▸ **Dataset excerpt**:

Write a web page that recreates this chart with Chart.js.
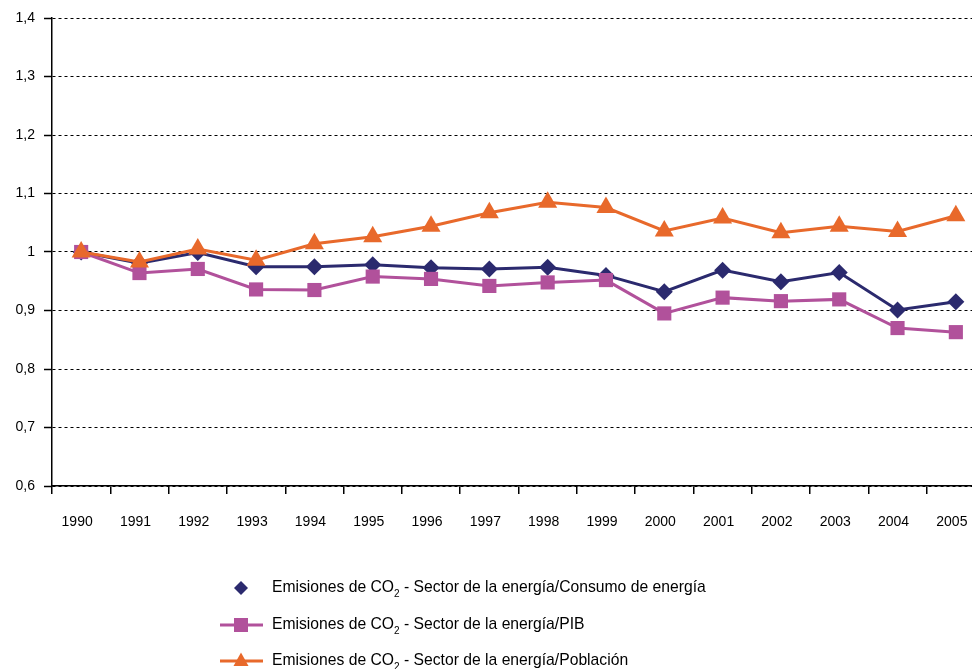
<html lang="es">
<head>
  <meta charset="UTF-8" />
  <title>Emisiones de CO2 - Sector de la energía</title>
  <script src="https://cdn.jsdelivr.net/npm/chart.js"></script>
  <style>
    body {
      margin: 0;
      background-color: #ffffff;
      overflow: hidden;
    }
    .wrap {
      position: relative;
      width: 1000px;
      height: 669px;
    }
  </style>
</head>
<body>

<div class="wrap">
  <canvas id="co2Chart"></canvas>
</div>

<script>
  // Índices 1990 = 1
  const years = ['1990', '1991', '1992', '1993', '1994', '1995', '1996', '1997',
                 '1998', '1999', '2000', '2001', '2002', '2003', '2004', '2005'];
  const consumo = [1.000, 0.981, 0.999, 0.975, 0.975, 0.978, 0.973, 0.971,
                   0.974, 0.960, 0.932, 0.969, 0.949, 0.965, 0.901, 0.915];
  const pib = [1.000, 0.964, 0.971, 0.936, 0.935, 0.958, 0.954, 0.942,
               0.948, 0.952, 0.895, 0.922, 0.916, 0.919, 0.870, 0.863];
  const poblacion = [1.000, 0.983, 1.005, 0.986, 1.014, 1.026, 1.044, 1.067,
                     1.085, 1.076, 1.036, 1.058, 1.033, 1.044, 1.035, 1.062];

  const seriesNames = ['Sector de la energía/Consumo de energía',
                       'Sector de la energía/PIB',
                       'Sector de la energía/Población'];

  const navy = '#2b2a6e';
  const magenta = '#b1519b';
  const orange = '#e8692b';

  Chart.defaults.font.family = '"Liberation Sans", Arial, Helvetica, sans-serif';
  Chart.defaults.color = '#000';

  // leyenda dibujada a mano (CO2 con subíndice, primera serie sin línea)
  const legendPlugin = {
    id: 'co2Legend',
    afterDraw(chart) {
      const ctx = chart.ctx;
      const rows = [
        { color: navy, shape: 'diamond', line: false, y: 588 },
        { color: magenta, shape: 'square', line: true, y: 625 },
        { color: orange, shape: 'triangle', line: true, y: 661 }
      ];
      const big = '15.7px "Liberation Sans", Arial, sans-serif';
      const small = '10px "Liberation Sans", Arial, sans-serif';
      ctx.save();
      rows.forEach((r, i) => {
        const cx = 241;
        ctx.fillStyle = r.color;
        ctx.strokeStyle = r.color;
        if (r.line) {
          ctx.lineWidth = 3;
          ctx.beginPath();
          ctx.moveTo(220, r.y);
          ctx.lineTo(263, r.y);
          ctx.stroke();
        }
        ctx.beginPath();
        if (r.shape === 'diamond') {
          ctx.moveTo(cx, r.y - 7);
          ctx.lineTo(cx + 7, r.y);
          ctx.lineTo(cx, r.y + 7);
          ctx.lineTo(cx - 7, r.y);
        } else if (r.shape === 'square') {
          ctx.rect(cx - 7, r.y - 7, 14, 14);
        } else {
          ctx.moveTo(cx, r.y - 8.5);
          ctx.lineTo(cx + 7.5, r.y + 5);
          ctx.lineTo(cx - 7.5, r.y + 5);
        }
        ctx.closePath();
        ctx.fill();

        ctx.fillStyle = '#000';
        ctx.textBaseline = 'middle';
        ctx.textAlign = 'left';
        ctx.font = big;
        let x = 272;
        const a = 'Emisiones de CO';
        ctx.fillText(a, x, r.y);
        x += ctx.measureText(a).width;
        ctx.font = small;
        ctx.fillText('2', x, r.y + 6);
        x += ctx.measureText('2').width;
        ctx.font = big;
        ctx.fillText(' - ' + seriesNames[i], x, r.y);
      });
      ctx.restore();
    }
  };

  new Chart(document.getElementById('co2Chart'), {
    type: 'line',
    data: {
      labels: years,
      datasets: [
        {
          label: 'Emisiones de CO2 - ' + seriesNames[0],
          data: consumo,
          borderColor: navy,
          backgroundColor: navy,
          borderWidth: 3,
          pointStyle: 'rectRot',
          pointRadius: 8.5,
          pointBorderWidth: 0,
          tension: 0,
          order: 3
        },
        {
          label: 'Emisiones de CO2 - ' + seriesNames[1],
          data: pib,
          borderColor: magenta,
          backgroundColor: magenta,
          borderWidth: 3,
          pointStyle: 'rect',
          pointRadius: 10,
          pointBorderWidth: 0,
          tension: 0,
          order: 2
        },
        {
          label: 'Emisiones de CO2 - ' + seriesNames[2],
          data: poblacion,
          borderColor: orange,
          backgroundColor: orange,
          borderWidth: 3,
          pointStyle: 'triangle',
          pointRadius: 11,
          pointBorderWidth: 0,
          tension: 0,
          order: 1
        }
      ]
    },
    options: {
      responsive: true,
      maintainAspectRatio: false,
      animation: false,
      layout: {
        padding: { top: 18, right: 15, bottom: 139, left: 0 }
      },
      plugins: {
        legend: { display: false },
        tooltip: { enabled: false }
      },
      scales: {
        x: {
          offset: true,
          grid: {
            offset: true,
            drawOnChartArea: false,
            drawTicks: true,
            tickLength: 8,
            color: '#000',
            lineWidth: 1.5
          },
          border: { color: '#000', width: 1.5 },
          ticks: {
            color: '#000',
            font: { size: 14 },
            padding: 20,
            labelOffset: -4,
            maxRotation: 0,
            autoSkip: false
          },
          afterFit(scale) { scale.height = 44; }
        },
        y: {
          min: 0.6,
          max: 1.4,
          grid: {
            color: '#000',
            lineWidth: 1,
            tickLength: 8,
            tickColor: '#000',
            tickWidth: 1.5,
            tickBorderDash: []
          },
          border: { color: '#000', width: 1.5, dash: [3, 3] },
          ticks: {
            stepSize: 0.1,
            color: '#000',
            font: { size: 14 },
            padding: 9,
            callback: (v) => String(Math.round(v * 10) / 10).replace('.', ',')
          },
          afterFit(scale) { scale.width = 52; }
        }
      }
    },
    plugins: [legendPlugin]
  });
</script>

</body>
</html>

▸ **Problem details**: Starting at the first line of the material, output exactly the lines up to and including the one with "de la energía/Población'];". Do not include the pictures.

▸ **Output of the task**:
Write a web page that recreates this chart with Chart.js.
<html lang="es">
<head>
  <meta charset="UTF-8" />
  <title>Emisiones de CO2 - Sector de la energía</title>
  <script src="https://cdn.jsdelivr.net/npm/chart.js"></script>
  <style>
    body {
      margin: 0;
      background-color: #ffffff;
      overflow: hidden;
    }
    .wrap {
      position: relative;
      width: 1000px;
      height: 669px;
    }
  </style>
</head>
<body>

<div class="wrap">
  <canvas id="co2Chart"></canvas>
</div>

<script>
  // Índices 1990 = 1
  const years = ['1990', '1991', '1992', '1993', '1994', '1995', '1996', '1997',
                 '1998', '1999', '2000', '2001', '2002', '2003', '2004', '2005'];
  const consumo = [1.000, 0.981, 0.999, 0.975, 0.975, 0.978, 0.973, 0.971,
                   0.974, 0.960, 0.932, 0.969, 0.949, 0.965, 0.901, 0.915];
  const pib = [1.000, 0.964, 0.971, 0.936, 0.935, 0.958, 0.954, 0.942,
               0.948, 0.952, 0.895, 0.922, 0.916, 0.919, 0.870, 0.863];
  const poblacion = [1.000, 0.983, 1.005, 0.986, 1.014, 1.026, 1.044, 1.067,
                     1.085, 1.076, 1.036, 1.058, 1.033, 1.044, 1.035, 1.062];

  const seriesNames = ['Sector de la energía/Consumo de energía',
                       'Sector de la energía/PIB',
                       'Sector de la energía/Población'];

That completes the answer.